An important principle that comes from relational databases is to distribute data across different tables. You break information into small, meaningful units to avoid redundancy. With Algolia, however, these principles don’t matter. As seen above, with record structure and data hierarchy, flattened data is best for searching. This applies at the index level too. It might seem reasonable to create several indices and map them to your tables, where each index represents a different kind of entity. For example, you may want to separate movies from actors and create an index for each. However, this might not serve the purposes of your search. What if you want your users to search for both movies and actors at the same time, and for them to appear in the same results? In that case, a single index works better.

The main reason for this is relevance. Algolia searches one index at a time; it doesn’t perform cross-index searches. Searching two indices at once produces two sets of results, each with their own internal relevance configuration. Algolia doesn’t merge these results and trying to do this yourself would only break the relevance. That’s because combining Algolia’s results after a search requires understanding and re-implementing Algolia’s ranking algorithm. You would invariably be undoing the work that Algolia does for you.

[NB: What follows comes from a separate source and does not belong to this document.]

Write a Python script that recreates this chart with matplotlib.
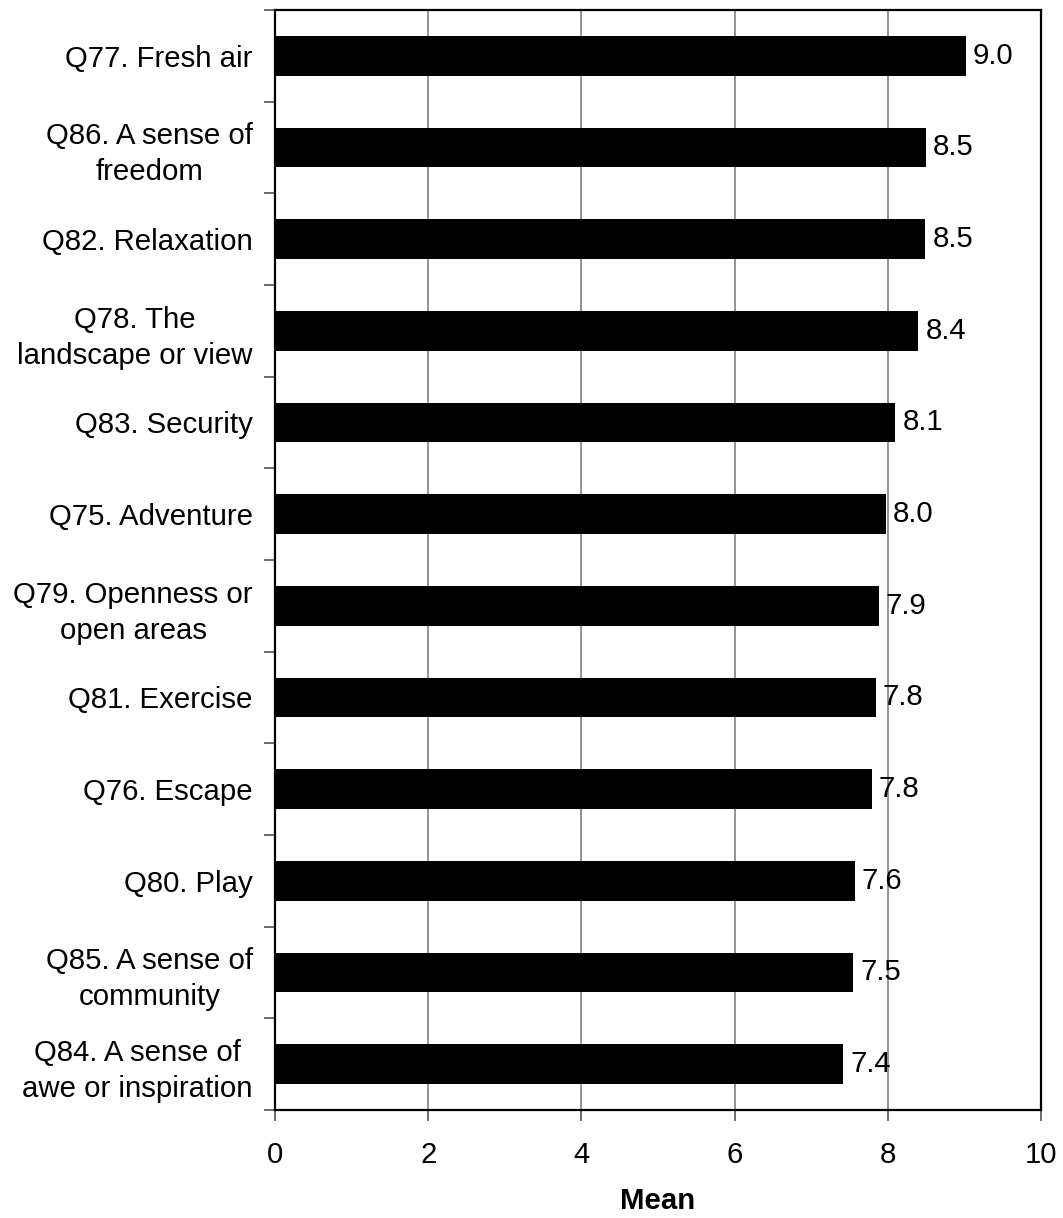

It doesn’t mean that there are no reasons for having multiple indices; yet, splitting data per entity isn’t a relevant use case.

When to use multiple indices

Keeping separate indices is usually a user interface question. If you want your search experience to display movies and actors separately, it’s better to use different indices.

Another case is when you want to showcase popular queries with an autocomplete menu, which you can do with Algolia’s Query Suggestions feature. For that, you need two indices: one for your content, and one for the common queries.

You also need to use separate indices when you want to let your users switch between different rankings, such as ascending or descending popularity. While you can’t dynamically change the ranking of an index, you can use replica indices with the same data and different ranking strategies.

You shouldn’t hesitate using several indices when necessary. The guiding principle to keep in mind is that a search is performed on a single index at a time. It means that every index must contain all the necessary records to retrieve exhaustive results. If you want two objects to appear in the same result set and have them weighed against each other in the same relevance computation, they need to be in the same index.

Best formatting practices

Custom ranking

High on the list of relevance tuning is custom ranking. When two records rank the same based on textual relevance, you want to tie break based on meaningful metrics, such as popularity, number of views, or number of sales. Including business metrics in your records is crucial to create a relevant search experience.

We go more in-depth on the topic of custom ranking later on in the documentation, but we encourage you to start thinking about such metrics when fetching your data and structuring your records.

Filters and facets

Including attributes for filtering and faceting helps with relevance, because it helps your users refine their search and narrow down results. While you can rely on existing categories from your data, you can also reuse your searchable or ranking data to create new filters and facets. Going back to our movies example, we used actors as facets, but we can also leverage numeric attributes like year to display a range filter on the front end, or string attributes like country to refine movies by country.

A good rule of thumb is to add attributes based on what your end users want to fine-tune their search with. If you’re selling movies online, useful categories include distribution system (e.g., DVD, Blu-Ray, VOD, etc.) or content rating (e.g., PG, PG-13, etc.) If you have a movie reviews website, users likely want to refine on review score or popularity.

Advanced formatting

While Algolia provides a vast collection of settings to help with relevance, many of these work in combination with how you format your content. Examples of this are whether to use one or many attributes for a single piece of information, include long or short descriptions (or both), repeat the same words in the title and description, round custom ranking attributes, etc.